TABLE 1. Key parameters of major gas shale in America and the Linghao Formation shale (modified from Luo et al., 2018).
Thermal maturity is another important parameter for evaluating shale reservoirs. It affects not only gas generation potential but also gas adsorption capacity (Nie et al., 2009; Zhang et al., 2020c). With the increase in thermal maturity, the hydrocarbon generation potential decreases, but the gas adsorption capacity increases. Vitrinite reflectance is the most reliable organic matter maturity index, which is widely used to characterize the organic matter maturity of shale. The organic-rich shale of the Linghao Formation in the study area lacks vitrinite (Figures 2A,B) but generally contains a small amount of solid bitumen (Figure 2), which provides a material basis for exploring the maturity of organic matter in this area (Figures 2E,F). Based on comparative thermal simulation experiments and natural evolution samples, Wang et al. (2020) pointed out that when the vitrinite reflectance is greater than 1.5%, the solid bitumen reflectance is approximately equal to the vitrinite reflectance. Highly mature to overmature shale can be evaluated directly by solid bitumen reflectance. The results suggest that the overall bitumen reflectivity of Linghao Formation is high (n = 5), with an average value of 3.85%. The thermal maturity of organic matter can be equivalent to vitrinite reflectivity.

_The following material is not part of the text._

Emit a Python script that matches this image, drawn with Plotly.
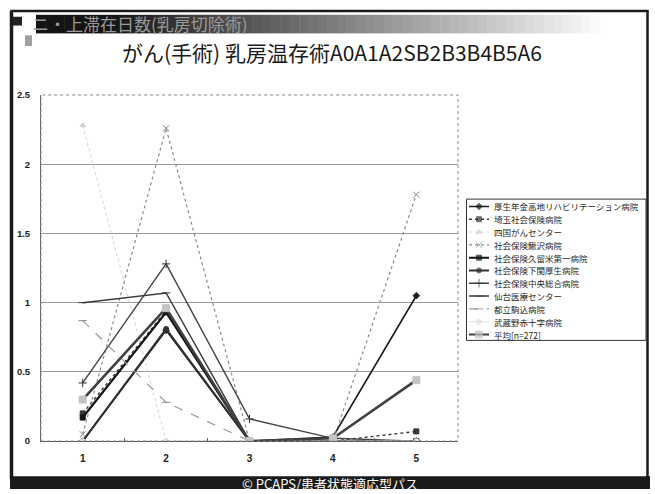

It is found that the thermal maturity of the Ling 1 member is significantly higher than that of the other two members (Table 1), which is speculated to be related to the volcanic activity represented by basalt interbed.
FIGURE 2. Kerogen maceral for the Upper Permian Linghao Formation shale/mudstone from the studied well in Nanpanjiang Basin. (A) Amorphous masses, Ling 1 member organic-rich shale, 3,767.54 m. (B) Amorphous masses, Ling 1 member organic-rich shale, 3,772.24 m. (C) Amorphous masses, Ling 2 member mudstone, 3,557.75 m. (D) Amorphous masses, Ling 2 member mudstone, 3561 m. (E) Amorphous masses and asphaltene, Ling 3 member organic-rich shale, 3,408.92 m. (F) Amorphous masses and asphaltene, Ling 3 member organic-rich shale, 3,412.12 m.
Organic carbon isotope is mainly controlled by the source of organic matter and remains stable during the thermal evolution of geological history. It is generally used for the evaluation of organic matter types in overmature shales. The carbon isotope of kerogen (δ13Ckerogen) in Linghao Formation ranges from -22.2‰ to -20.3‰ (n = 6). The carbon isotopes of Ling 1 kerogen range from -20.3‰ to -20.4‰. The carbon isotopes of kerogen in Ling 2 member mudstone are between -21.9‰ and -22.1‰. The carbon isotopes of kerogen in Ling 3 member organic-rich shale range from -22.2‰ to -22.1‰. According to the relative enrichment of 12C (δ13Ckerogen < -28‰) in Linghao Formation kerogen, it is suggested that the organic matter of Linghao Formation is composed of type I kerogen (Wang et al., 2002; Hu et al., 2019). The kerogen maceral identification suggested that the sapropel asphaltene content in the organic-rich shale of the Linghao Formation is relatively high (Figure 2), and it is often filled in the pore spaces of authigenic minerals or contacted with authigenic minerals, showing irregular morphology. The maceral of organic matter is mainly composed of sapropel (n = 6), the proportion is between 90 and 96% with an average value of 93.83%. The solid bitumen content is relatively low, ranging from 4 to 10%.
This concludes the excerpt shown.